Volume 38, Number 1 (2017)

An Effigy of Empire: A Midsummer Night’s Dream and Canadian Imperial Nationalism During the Second Boer War

Submitted
August 15, 2017
Published
2017-07-06

Abstract

On October 31, 1899, as a part of undergraduate University of Toronto Halloween celebrations, a performance of A Midsummer Night’s Dream at The Princess of Wales Theatre on King Street West was interrupted by shouts from the gallery calling for the death of “Oom” Paul Kruger, the leader of the South African Republic, who had recently declared war on the British Empire. The student demonstration was not, in itself, seen as objectionable or surprising—a similar interruption by Trinity students at convocation on October 25 was lauded in The Globe as “Patriotic.” What was unusual to the Toronto newspapers that spent the next week decrying the demonstration was the students’ lack of decorum at a Shakespeare performance.
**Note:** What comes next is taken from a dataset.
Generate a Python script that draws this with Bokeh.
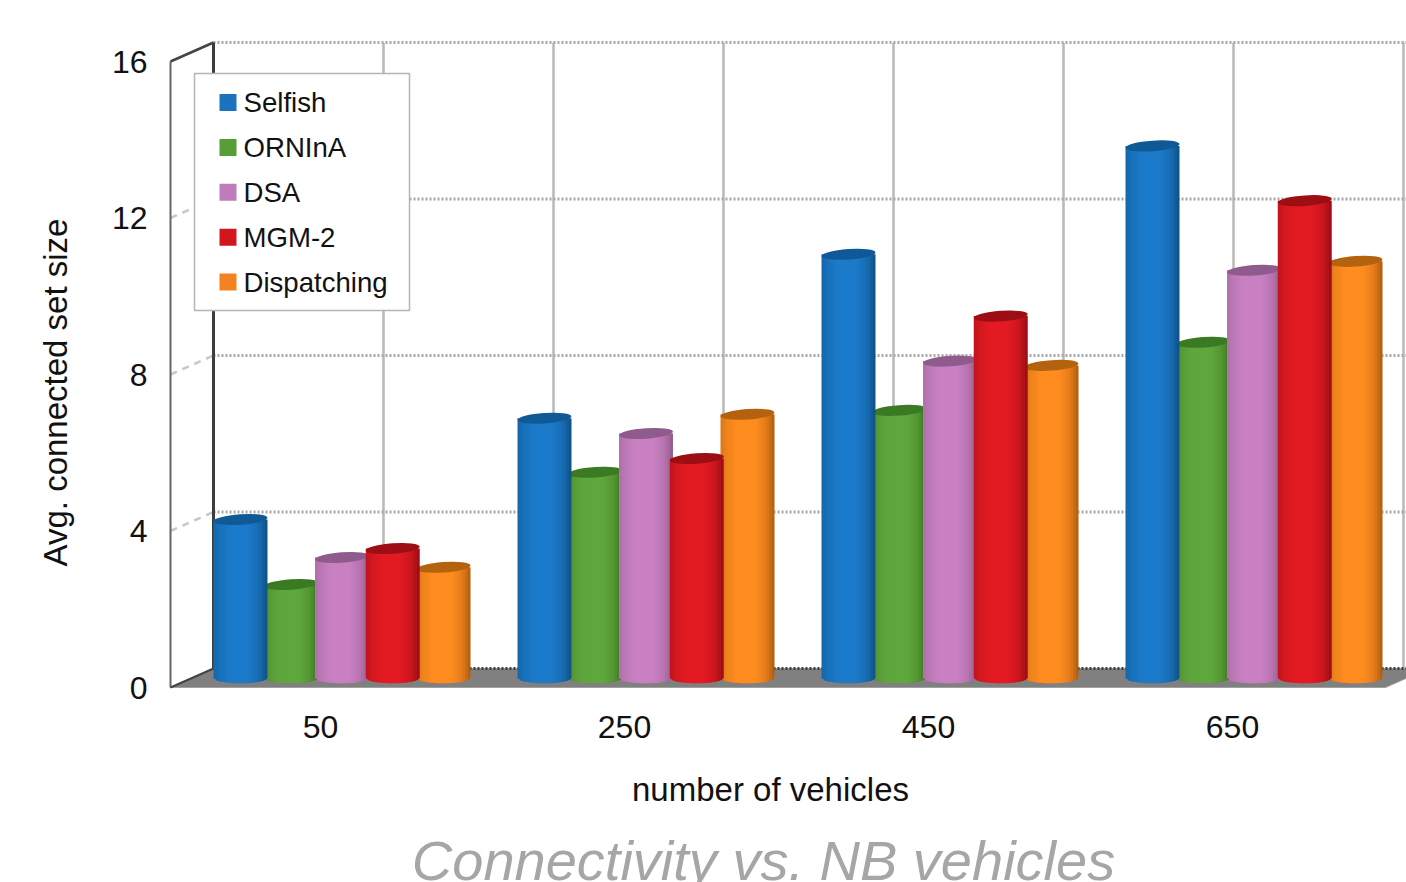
import math

import numpy as np
from bokeh.core.properties import value
from bokeh.embed import file_html
from bokeh.models import FixedTicker, Range1d
from bokeh.plotting import figure
from bokeh.resources import INLINE

# Average connected set size for each fleet size and dispatching scheme
vehicles = ["50", "250", "450", "650"]
selfish = [4.05, 6.64, 10.83, 13.60]
orninai = [2.39, 5.26, 6.84, 8.58]
dsa = [3.08, 6.25, 8.10, 10.42]
mgm2 = [3.31, 5.61, 9.25, 12.20]
dispatching = [2.83, 6.74, 7.99, 10.65]

series_names = ["Selfish", "ORNInA", "DSA", "MGM-2", "Dispatching"]
series_values = [selfish, orninai, dsa, mgm2, dispatching]
y_ticks = [0, 4, 8, 12, 16]

# Colours: (face, shaded edge, cap)
palette = [
    ("#1b7ac9", "#0f4f85", "#0f5a96"),
    ("#5fa63c", "#3a7322", "#3a7a22"),
    ("#c880c2", "#8f5a8b", "#8f5b8c"),
    ("#e21a22", "#970e13", "#9c0e14"),
    ("#ff8c1f", "#ad5c10", "#b5620f"),
]
legend_colors = ["#1c72bd", "#579d38", "#c07bbb", "#d2161e", "#f58220"]
TEXT = "#111111"
FONT = "Liberation Sans"

# Pixel scale of the drawing; the frame fills the whole page
WIDTH, HEIGHT = 1406, 882
BOX_LEFT, BOX_BOTTOM = 170, 687
PX_PER_GROUP = 304.0
PX_PER_UNIT = 39.125
GROUP0_PX = 320.0

DEPTH_X = 43 / PX_PER_GROUP
DEPTH_Y = 19 / PX_PER_UNIT
BAR_W = 54 / PX_PER_GROUP
BAR_PITCH = 50.75 / PX_PER_GROUP
CAP_H = 10.5 / PX_PER_UNIT
WALL_STEP = 170 / PX_PER_GROUP


def px_x(px):
    return (px - GROUP0_PX) / PX_PER_GROUP


def px_y(px):
    return (BOX_BOTTOM - px) / PX_PER_UNIT


X_FRONT = px_x(BOX_LEFT)
X_BACK = X_FRONT + DEPTH_X
X_FLOOR_END = X_FRONT + 1215 / PX_PER_GROUP

p = figure(
    width=WIDTH, height=HEIGHT, output_backend="svg", toolbar_location=None,
    x_range=Range1d(px_x(0), px_x(WIDTH)),
    y_range=Range1d(px_y(HEIGHT), px_y(0)),
    min_border=0, outline_line_color=None, background_fill_color="white",
)
p.xgrid.visible = False
p.ygrid.visible = False

# Axes carry only their tick labels and sit on the front edges of the box
p.yaxis.ticker = FixedTicker(ticks=y_ticks)
p.yaxis.fixed_location = X_FRONT
p.xaxis.ticker = FixedTicker(ticks=list(range(len(vehicles))))
p.xaxis.fixed_location = 0
p.xaxis.major_label_overrides = {i: v for i, v in enumerate(vehicles)}
for ax in (p.xaxis[0], p.yaxis[0]):
    ax.axis_line_color = None
    ax.major_tick_line_color = None
    ax.minor_tick_line_color = None
    ax.major_label_text_font = FONT
    ax.major_label_text_font_size = "32px"
    ax.major_label_text_color = TEXT
p.yaxis.major_label_standoff = 17
p.xaxis.major_label_standoff = 22

# Floor
x_right = X_FLOOR_END + DEPTH_X
p.patch([X_FRONT, X_BACK, x_right, X_FLOOR_END], [0, DEPTH_Y, DEPTH_Y, 0],
        fill_color="#808080", line_color="#a0a0a0", line_width=1)

# Back wall grid
wall_xs = [X_BACK + k * WALL_STEP for k in range(1, 8)]
top = 16 + DEPTH_Y
p.segment(wall_xs, [DEPTH_Y] * 7, wall_xs, [top] * 7, line_color="#b8b8b8", line_width=2.5)
grid_vals = [v + DEPTH_Y for v in y_ticks[1:]]
p.segment([X_BACK] * 4, grid_vals, [x_right] * 4, grid_vals,
          line_color="#a8a8a8", line_width=3, line_dash="2 2")
p.segment([X_BACK], [DEPTH_Y], [x_right], [DEPTH_Y], line_color="#3c3c3c", line_width=3, line_dash="2 2")

# Side wall
inner = y_ticks[1:-1]
p.segment([X_FRONT] * 3, inner, [X_BACK] * 3, [v + DEPTH_Y for v in inner],
          line_color="#c8c8c8", line_width=2.5, line_dash="7 6")
p.line([X_FRONT, X_FRONT], [0, 16], line_color="#666666", line_width=2)
p.line([X_BACK, X_BACK], [DEPTH_Y, top], line_color="#3c3c3c", line_width=3)
p.line([X_FRONT, X_BACK], [16, top], line_color="#444444", line_width=2.5)
p.line([X_FRONT, X_BACK], [0, DEPTH_Y], line_color="#444444", line_width=2)


def hex_rgb(c):
    return np.array([int(c[i:i + 2], 16) for i in (1, 3, 5)], dtype=float)


def mix(face, edge, t):
    rgb = hex_rgb(face) * (1 - t) + hex_rgb(edge) * t
    return "#%02x%02x%02x" % tuple(int(round(c)) for c in rgb)


def cylinder(center, val, colors):
    """Draw one upright cylinder as thin shaded strips closed by a tilted cap."""
    face, edge, cap = colors
    base = DEPTH_Y / 2
    n = 20
    edges = np.linspace(0, 1, n + 1)
    xs, ys, fills = [], [], []

    def low(u):
        return base - CAP_H / 2 * np.sqrt(max(0.0, 1 - (2 * u - 1) ** 2))

    for a, b in zip(edges[:-1], edges[1:]):
        b2 = min(b + 0.02, 1)
        left = center + (a - 0.5) * BAR_W
        right = center + (b2 - 0.5) * BAR_W
        xs.append([left, right, right, left])
        ys.append([low(a), low(b2), val + base, val + base])
        shade = np.interp((a + b) / 2, [0, 0.12, 0.3, 0.65, 0.85, 1], [0.45, 0.2, 0, 0, 0.35, 1])
        fills.append(mix(face, edge, shade))
    p.patches(xs, ys, fill_color=fills, line_color=None)
    p.ellipse([center], [val + base], width=BAR_W, height=CAP_H, angle=0.07,
              fill_color=cap, line_color=None)


# Neighbouring cylinders overlap, so paint them in a fixed order
paint_order = [4, 1, 2, 0, 3]
for g in range(len(vehicles)):
    group_center = g + DEPTH_X / 2
    for s in paint_order:
        cylinder(group_center + (s - 2) * BAR_PITCH, series_values[s][g], palette[s])

# Legend panel, laid out in pixels
p.quad(left=[px_x(194)], right=[px_x(409)], top=[px_y(73)], bottom=[px_y(310)],
       fill_color="white", line_color="#b5b5b5", line_width=1.5)
for i, (name, color) in enumerate(zip(series_names, legend_colors)):
    row = 102 + 44.9 * i
    p.quad(left=[px_x(219)], right=[px_x(236)], top=[px_y(row - 8.5)], bottom=[px_y(row + 8.5)],
           fill_color=color, line_color=None)
    p.text([px_x(243)], [px_y(row)], text=[name], text_font=value(FONT), text_font_size="27.6px",
           text_color=TEXT, text_align="left", text_baseline="middle")

# Axis titles and the caption
p.text([px_x(55)], [px_y(392)], text=["Avg. connected set size"], angle=math.pi / 2,
       text_font=value(FONT), text_font_size="33px", text_color=TEXT,
       text_align="center", text_baseline="middle")
p.text([px_x(770)], [px_y(789)], text=["number of vehicles"],
       text_font=value(FONT), text_font_size="33px", text_color=TEXT,
       text_align="center", text_baseline="middle")
p.text([px_x(763)], [px_y(860)], text=["Connectivity vs. NB vehicles"],
       text_font=value(FONT), text_font_style="italic", text_font_size="56px", text_color="#a6a6a6",
       text_align="center", text_baseline="alphabetic")

open("out.html", "w").write(file_html(p, INLINE))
In this contribution, Andrew Bretz looks at the tension between how paratextual signifiers such as costuming choices, lighting, and the theatre space itself constructed the Halloween 1899 performance of A Midsummer Night’s Dream as an imperial text, and how Shakespeare as “high culture” moderated the ways in which individuals could express imperial allegiances. This alignment of A Midsummer Night’s Dream with Canadian and British imperial projects may serve to explain why the students chose a performance of that particular play to enact their patriotic violence, yet the condemnation of the event by the daily newspapers troubles the relationship between imperial identity, partially predicated on a sanitized vision of Shakespeare, and the enacting of violence against the colonized other. For the newspapers, A Midsummer Night’s Dream , as a representation of paternalistic British culture and identity, ultimately could not be reconciled with the bald violence of a jingoistic imperialism.